UK fleets are being warned to review their policies to prepare for the impact of new European fuel consumption and emissions tests.
The Worldwide Harmonised Light Vehicle Test Procedure (WLTP) replaces the outgoing New European Driving Cycle (NEDC) and is designed to provide results that are much closer to real-world figures.
Experts believe it will result in official CO2 figures rising by about 30% for some cars, with fuel economy declining.
While this benefits fleets because it provides a clearer picture of real-world vehicle running costs, it will also impact tax bills.
Vehicle excise duty, company car tax and taxes on fuel perks are all based on CO2 emissions in the UK, which means fleets and drivers could see their costs rise without a review of fleet policies.
Shaun Sadlier, head of consultancy at Arval, said: “The adoption of WLTP is just starting to get underway and the first manufacturers are releasing their figures under the new test.
“By September of this year, all cars on sale must have certification and, from the start of 2019, manufacturers will have to use WLTP figures in all their marketing and promotional material.
“This is something that is happening now and has definite implications for fleets in various areas. Most importantly, because MPG and CO2 emissions figures form such an important element of drawing up choice lists, it could affect which vehicles fleets choose to run.
“Our experience so far is that awareness among fleets is patchy and some are being slow to recognise the implications of the new test. They tend to know about WLTP but not about its imminent arrival nor about the potential impact it could have.”
The most immediate problem facing fleets is simply to ensure that when they are looking at figures for a particular car, they know whether they are NEDC or WLTP statistics.
Sadlier added: “If you are comparing different vehicles, you need to ensure that you know what you are looking at and that any decisions are being made on a like-for-like basis.”
The second key point stems from the fact that the UK government plans to start using WLTP figures for all vehicle taxation from 2020.
Sadlier said: “While this is more than two years away, it is well within the typical life cycle of fleet vehicles that you are buying now.
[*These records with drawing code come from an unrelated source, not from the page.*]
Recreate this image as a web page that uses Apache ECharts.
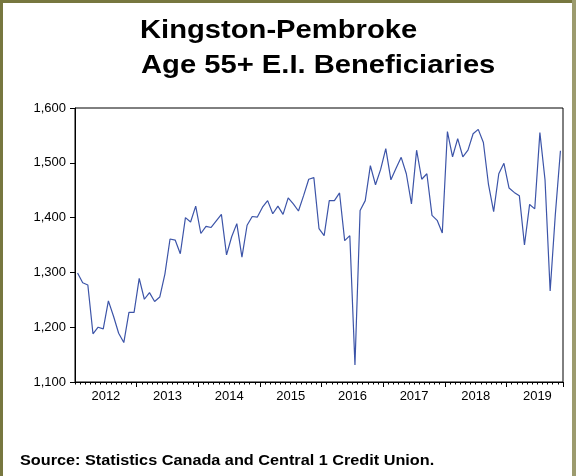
<!DOCTYPE html>
<html>
<head>
<meta charset="utf-8">
<script src="https://cdn.jsdelivr.net/npm/echarts@6/dist/echarts.min.js"></script>
<style>
  html, body { margin: 0; padding: 0; background: #fff; }
  #chart { width: 576px; height: 476px; }
</style>
</head>
<body>
<div id="chart"></div>
<script>
// Monthly data, Jan 2012 – Nov 2019
const years = ['2012', '2013', '2014', '2015', '2016', '2017', '2018', '2019'];
const v2012 = [1299, 1281, 1277, 1188, 1200, 1197, 1248, 1220, 1189, 1172, 1227, 1227];
const v2013 = [1289, 1251, 1263, 1247, 1255, 1297, 1361, 1359, 1334, 1400, 1392, 1421];
const v2014 = [1371, 1384, 1382, 1394, 1406, 1332, 1365, 1389, 1328, 1386, 1402, 1401];
const v2015 = [1419, 1431, 1407, 1421, 1406, 1436, 1425, 1412, 1440, 1470, 1473, 1380];
const v2016 = [1367, 1431, 1431, 1445, 1358, 1367, 1131, 1413, 1431, 1495, 1460, 1488];
const v2017 = [1526, 1469, 1490, 1510, 1480, 1425, 1523, 1470, 1480, 1404, 1395, 1372];
const v2018 = [1557, 1511, 1544, 1511, 1523, 1553, 1561, 1537, 1460, 1411, 1480, 1499];
const v2019 = [1454, 1446, 1440, 1350, 1424, 1416, 1555, 1469, 1266, 1405, 1522];
const yTicks = [1100, 1200, 1300, 1400, 1500, 1600];

const titleLine1 = 'Kingston-Pembroke';
const titleLine2 = 'Age 55+ E.I. Beneficiaries';
const sourceText = 'Source: Statistics Canada and Central 1 Credit Union.';

const yearly = [v2012, v2013, v2014, v2015, v2016, v2017, v2018, v2019];
const values = [];
const months = [];
yearly.forEach((arr, yi) => {
  arr.forEach((v, mi) => {
    values.push(v);
    months.push(years[yi] + '-' + String(mi + 1).padStart(2, '0'));
  });
});

const chart = echarts.init(document.getElementById('chart'), null, { renderer: 'canvas' });
const FONT = '"Liberation Sans", Arial, sans-serif';

chart.setOption({
  backgroundColor: '#ffffff',
  animation: false,
  grid: {
    left: 75, top: 108, width: 488, height: 274,
    show: true, borderColor: '#000', borderWidth: 1, backgroundColor: 'transparent'
  },
  xAxis: [
    {
      type: 'category', data: months, boundaryGap: true,
      axisLine: { show: true, lineStyle: { color: '#000', width: 1 } },
      axisTick: {
        show: true, length: 5, lineStyle: { color: '#000' },
        interval: function (i) { return i % 12 === 0 && i > 0; }
      },
      axisLabel: {
        show: true, color: '#000', fontFamily: FONT, fontSize: 13, margin: 8,
        padding: [0, 5, 0, 0],
        interval: function (i) { return i % 12 === 6; },
        formatter: function (v) { return v.slice(0, 4); }
      },
      splitLine: { show: false }
    },
    {
      type: 'category', data: months, boundaryGap: true, position: 'bottom',
      axisLine: { show: false },
      axisTick: { show: true, length: 2.5, interval: 0, lineStyle: { color: '#000' } },
      axisLabel: { show: false },
      splitLine: { show: false }
    }
  ],
  yAxis: {
    type: 'value', min: yTicks[0], max: yTicks[yTicks.length - 1], interval: 100,
    axisLine: { show: true, lineStyle: { color: '#000', width: 1 } },
    axisTick: { show: true, length: 5, lineStyle: { color: '#000' } },
    axisLabel: {
      color: '#000', fontFamily: FONT, fontSize: 13, margin: 9,
      formatter: function (v) { return v.toLocaleString('en-US'); }
    },
    splitLine: { show: false }
  },
  series: [{
    type: 'line', data: values, xAxisIndex: 0, symbol: 'none',
    lineStyle: { color: '#3c54a8', width: 1.2 }
  }],
  graphic: [
    { type: 'rect', shape: { x: 0, y: 0, width: 3, height: 476 }, style: { fill: '#77773f' }, silent: true },
    { type: 'rect', shape: { x: 0, y: 0, width: 576, height: 3 }, style: { fill: '#77773f' }, silent: true },
    { type: 'rect', shape: { x: 572, y: 0, width: 4, height: 476 }, style: { fill: '#9c9b6e' }, silent: true },
    {
      type: 'text', x: 140, y: 31, scaleX: 1.167,
      style: { text: titleLine1, x: 0, y: 0, fill: '#000', font: 'bold 25px ' + FONT, textAlign: 'left', textVerticalAlign: 'middle' }
    },
    {
      type: 'text', x: 141, y: 66, scaleX: 1.167,
      style: { text: titleLine2, x: 0, y: 0, fill: '#000', font: 'bold 25px ' + FONT, textAlign: 'left', textVerticalAlign: 'middle' }
    },
    {
      type: 'text', x: 20, y: 461, scaleX: 1.16,
      style: { text: sourceText, x: 0, y: 0, fill: '#000', font: 'bold 14px ' + FONT, textAlign: 'left', textVerticalAlign: 'middle' }
    }
  ]
});
</script>
</body>
</html>
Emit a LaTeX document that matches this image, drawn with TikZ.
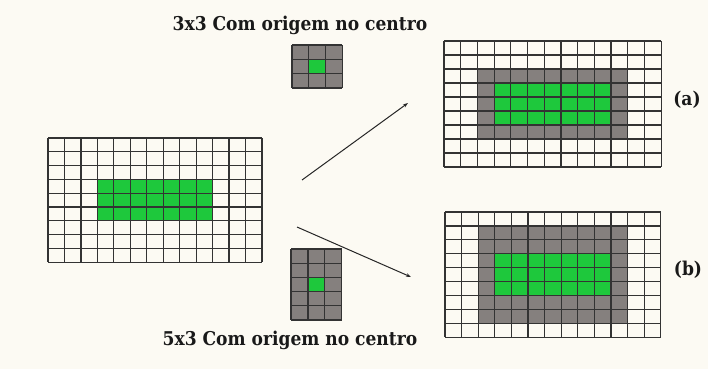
\documentclass[tikz,border=0pt]{standalone}
\usepackage{fontspec}
\newfontfamily\labfont{DejaVu Serif Condensed}[BoldFont={DejaVu Serif Condensed Bold}]
\usetikzlibrary{arrows.meta}
\definecolor{bgc}{HTML}{FCFAF3}
\definecolor{grn}{HTML}{1EC83C}
\definecolor{gry}{HTML}{85807E}
\definecolor{lnc}{HTML}{333333}
\tikzset{
  gl/.style={draw=lnc, line width=1.2pt},
  greenfill/.style={fill=grn},
  greyfill/.style={fill=gry},
  lab/.style={font=\labfont\bfseries\fontsize{19}{21}\selectfont, text=black!90, inner sep=0pt},
  conn/.style={draw=black!85, line width=1pt, -{Stealth[length=5pt,width=3.5pt]}},
}
\newcommand\cellgrid[6]{%
  \foreach \i in {0,...,#3} \draw[gl] ({#1+\i*#5},#2) -- ++(0,{#4*#6});
  \foreach \j in {0,...,#4} \draw[gl] (#1,{#2+\j*#6}) -- ++({#3*#5},0);
}
\begin{document}
\begin{tikzpicture}[x=1pt,y=-1pt]
\fill[bgc] (0,0) rectangle (708,369);
\useasboundingbox (0,0) rectangle (708,369);
% left input grid 13x9
\fill[greenfill] ({48+3*16.46},{138+3*13.8}) rectangle ({48+10*16.46},{138+6*13.8});
\cellgrid{48}{138}{13}{9}{16.46}{13.8}
% (a)
\fill[greyfill] ({444+2*16.7},{41+2*14}) rectangle ({444+11*16.7},{41+7*14});
\fill[greenfill] ({444+3*16.7},{41+3*14}) rectangle ({444+10*16.7},{41+6*14});
\cellgrid{444}{41}{13}{9}{16.7}{14}
% (b)
\fill[greyfill] ({445+2*16.6},{212+1*13.9}) rectangle ({445+11*16.6},{212+8*13.9});
\fill[greenfill] ({445+3*16.6},{212+3*13.9}) rectangle ({445+10*16.6},{212+6*13.9});
\cellgrid{445}{212}{13}{9}{16.6}{13.9}
% kernel 3x3
\fill[greyfill] (292,45) rectangle ({292+3*16.7},{45+3*14.3});
\fill[greenfill] ({292+16.7},{45+14.3}) rectangle ({292+2*16.7},{45+2*14.3});
\cellgrid{292}{45}{3}{3}{16.7}{14.3}
% kernel 5x3
\fill[greyfill] (291,249) rectangle ({291+3*16.9},{249+5*14.2});
\fill[greenfill] ({291+16.9},{249+2*14.2}) rectangle ({291+2*16.9},{249+3*14.2});
\cellgrid{291}{249}{3}{5}{16.9}{14.2}
% labels
\node[lab] (t1) at (300,25) {3x3 Com origem no centro};
\node[lab] (t2) at (290,340) {5x3 Com origem no centro};
\node[lab] (la) at (687,100) {(a)};
\node[lab] (lb) at (688,270) {(b)};
% connectors
\coordinate (a1) at (302,180);
\coordinate (a2) at (408,103);
\coordinate (b1) at (297,227);
\coordinate (b2) at (411,277);
\draw[conn] (a1) -- (a2);
\draw[conn] (b1) -- (b2);
\end{tikzpicture}
\end{document}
You need to be thinking about the potential impact.”
Arval is creating a comparison tool to model the impact of the new test results on wholelife costs and driver taxation.
Despite the challenges, Sadlier welcomed the change in emissions testing, as it will provide a more accurate picture of vehicle performance for fleets.
He said: “Overall, we believe that that the arrival of WLTP is a hugely positive development for fleets, giving them easy access to fuel and emissions data that is much more meaningful.”
Fleets are having to adapt to a several changes that affect procurement policies in the coming years, particularly when it comes to shifting attitudes to diesel.
The government has introduced a range of measures to discourage the fuel, including changes to road tax being introduced in April which will see the levy for some diesel cars increase by £500 in the first year.
The initiatives have seen fleets begin a broad shift back to petrol vehicles that tend to have higher emissions than equivalent diesels, which could push up running costs and tax bills.
The latest Quarterly Leasing Survey from the British Vehicle Rental and Leasing Association shows that average CO2 for a new lease car rose to 112.7g/km in Q4 2017, the highest level since Q2 2015.
In addition, fleets are struggling to forward plan because the government has yet to publish company car tax figures for 2020 onwards. Vehicles are typically run on a three to four year replacement cycle, so fleets need long-term tax certainty for accurate forecasting.
The BVRLA has called on the government to recognise the importance of the fleet market in driving down emissions and has written to the chancellor of the exchequer setting out how a fair and well-signposted company car tax regime can encourage drivers to choose greener, cleaner vehicles.
It urged against planned increases in taxes for electric vehicles set to be introduced over the next two years.
BVRLA chief executive Gerry Keaney said: “Our members are keen to accelerate the uptake of newer and more efficient vehicles and are already responsible for the majority of plug-in registrations.
“They tell us that the current company car tax regime is making these vehicles less attractive to employees.
“We want to work as a constructive partner with government, delivering a rapid shift to zero-emission motoring, while recognising the need to sustain tax revenues.”